Two Eyes on the Ringed Giant
NASA has released the most detailed composite view of Saturn ever assembled, produced by combining observations from two of humanity's most powerful space telescopes — the James Webb Space Telescope and the Hubble Space Telescope. By imaging Saturn in complementary wavelengths of light 14 weeks apart, the two observatories have together produced a portrait of the planet that reaches from deep cloud layers to the uppermost reaches of its atmosphere, revealing structural features that no single telescope could capture alone.
The Hubble observation was made in visible light on August 22, 2024. Webb's observation, made in infrared on November 29, 2024, captured an entirely different picture of the same planet — one in which the rings glow icy white, the poles take on a distinct grey-green coloration, and atmospheric features invisible in optical wavelengths become prominent. The combination of the two datasets allows scientists to effectively slice through Saturn's atmosphere at multiple altitudes simultaneously, what NASA researchers describe as peeling back the layers of an onion.
The Ribbon Wave and the Hexagon
Among the features made visible in the combined imagery is Saturn's Ribbon Wave, a long-lived jet stream that meanders across the planet's northern mid-latitudes. The wave's sinuous path is shaped by atmospheric disturbances in the flow of stratospheric gases that would be invisible without the altitude-specific sensitivity that infrared observations provide. The Ribbon Wave was first observed by the Voyager missions in the early 1980s but has never been characterized with this level of detail.
Also visible in both images are portions of Saturn's iconic North Polar Hexagon — a massive, six-sided jet stream pattern that has persisted around Saturn's north pole for decades and possibly much longer. The hexagon's pointed edges are faintly discernible in the new composite, and the comparison between the infrared and visible-light views adds new information about how the hexagonal structure relates to atmospheric layers at different altitudes. Voyager 1 first documented the hexagon in 1981; subsequent missions including Cassini's 13-year orbital survey ending in 2017 characterized it in increasing detail, and the Webb and Hubble combination extends that record further.
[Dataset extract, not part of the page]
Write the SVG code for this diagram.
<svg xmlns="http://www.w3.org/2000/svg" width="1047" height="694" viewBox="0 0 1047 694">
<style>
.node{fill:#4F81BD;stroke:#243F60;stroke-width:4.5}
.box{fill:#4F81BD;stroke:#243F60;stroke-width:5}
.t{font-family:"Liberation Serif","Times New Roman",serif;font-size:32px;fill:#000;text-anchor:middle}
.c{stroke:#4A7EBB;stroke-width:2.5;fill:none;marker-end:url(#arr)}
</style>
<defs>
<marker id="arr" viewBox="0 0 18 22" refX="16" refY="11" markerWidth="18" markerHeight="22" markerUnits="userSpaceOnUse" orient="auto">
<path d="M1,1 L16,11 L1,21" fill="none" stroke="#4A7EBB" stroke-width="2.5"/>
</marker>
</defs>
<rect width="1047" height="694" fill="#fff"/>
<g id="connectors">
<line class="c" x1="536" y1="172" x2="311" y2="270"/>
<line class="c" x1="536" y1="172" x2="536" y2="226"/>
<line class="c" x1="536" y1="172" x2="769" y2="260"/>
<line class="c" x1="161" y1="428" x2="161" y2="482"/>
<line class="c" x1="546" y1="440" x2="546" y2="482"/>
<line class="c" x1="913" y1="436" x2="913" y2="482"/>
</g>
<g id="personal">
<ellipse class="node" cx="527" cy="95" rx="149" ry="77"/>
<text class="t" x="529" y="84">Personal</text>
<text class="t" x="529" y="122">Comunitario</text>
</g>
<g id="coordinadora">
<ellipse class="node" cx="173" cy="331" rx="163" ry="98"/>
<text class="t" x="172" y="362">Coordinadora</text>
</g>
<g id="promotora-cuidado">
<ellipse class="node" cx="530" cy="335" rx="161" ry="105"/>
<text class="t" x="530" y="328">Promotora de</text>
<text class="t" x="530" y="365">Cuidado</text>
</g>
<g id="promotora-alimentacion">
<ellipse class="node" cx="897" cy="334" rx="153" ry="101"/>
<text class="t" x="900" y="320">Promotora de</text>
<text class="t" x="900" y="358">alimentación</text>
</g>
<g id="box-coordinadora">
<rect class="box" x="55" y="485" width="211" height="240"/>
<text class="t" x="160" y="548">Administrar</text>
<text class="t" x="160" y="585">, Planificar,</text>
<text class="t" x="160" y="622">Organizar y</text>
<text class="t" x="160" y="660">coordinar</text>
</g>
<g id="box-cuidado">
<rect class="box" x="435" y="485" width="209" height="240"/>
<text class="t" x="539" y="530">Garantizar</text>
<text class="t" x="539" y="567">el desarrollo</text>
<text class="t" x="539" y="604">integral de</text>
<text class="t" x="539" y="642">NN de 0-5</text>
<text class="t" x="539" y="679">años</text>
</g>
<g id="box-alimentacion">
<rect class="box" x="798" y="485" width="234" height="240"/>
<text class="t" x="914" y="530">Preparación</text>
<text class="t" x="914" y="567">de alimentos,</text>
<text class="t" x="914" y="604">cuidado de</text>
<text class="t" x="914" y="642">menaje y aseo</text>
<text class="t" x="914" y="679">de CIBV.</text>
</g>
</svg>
A Remnant Storm Caught in Infrared
One of the more striking features in the Webb infrared image is a small but distinct atmospheric spot — a remnant of the Great Springtime Storm that raged across Saturn's northern hemisphere between 2010 and 2012. That storm was one of the largest atmospheric events observed on any planet in the solar system during the space age, generating a disturbance that circled Saturn's entire northern hemisphere. Twelve years later, its fingerprint is still detectable in the thermal infrared, a testament to the depth and persistence of Saturnian weather systems.
The Rings in Infrared and Visible Light
Saturn's rings behave differently across the electromagnetic spectrum, and the combined imagery makes this contrast vivid. In Hubble's visible-light view, the rings appear as the familiar banded structure of gold and tan hues. In Webb's infrared, the same rings glow a bright icy neon white, a consequence of the high reflectivity of water ice — the primary composition of the ring particles — at near-infrared wavelengths.
Six of Saturn's moons appear in the images: Janus, Dione, Enceladus, Mimas, Epimetheus, and Titan. Enceladus, known to harbor a subsurface ocean and erupt water vapor through geysers at its south pole, is visible as a small bright point near the rings in the wide-field frame.
The Scientific Value of Multi-Wavelength Astronomy
The new Saturn observations exemplify the scientific strategy behind operating multiple complementary observatories simultaneously. Webb and Hubble were designed with different primary missions and different wavelength capabilities, but their simultaneous operation allows astronomers to combine their views in ways that reveal planetary structure with unprecedented depth. Webb's infrared sensitivity probes atmospheric layers that are opaque to visible light; Hubble's sharp visible-light resolution captures cloud structure and surface features with clarity that even Webb cannot match at those wavelengths.
The joint observation builds on the data legacy of the Cassini orbiter, which spent 13 years in orbit around Saturn before its deliberate atmospheric entry in September 2017. Cassini provided the most detailed in-situ characterization of Saturn's atmosphere, rings, and moons ever collected, and the Webb-Hubble observations extend that understanding by enabling systematic monitoring of the planet's weather and atmospheric evolution from Earth's orbital vicinity. With both telescopes in their prime operational years, astronomers expect to revisit Saturn periodically, building a time-series record of atmospheric dynamics that will inform models of giant planet weather for decades.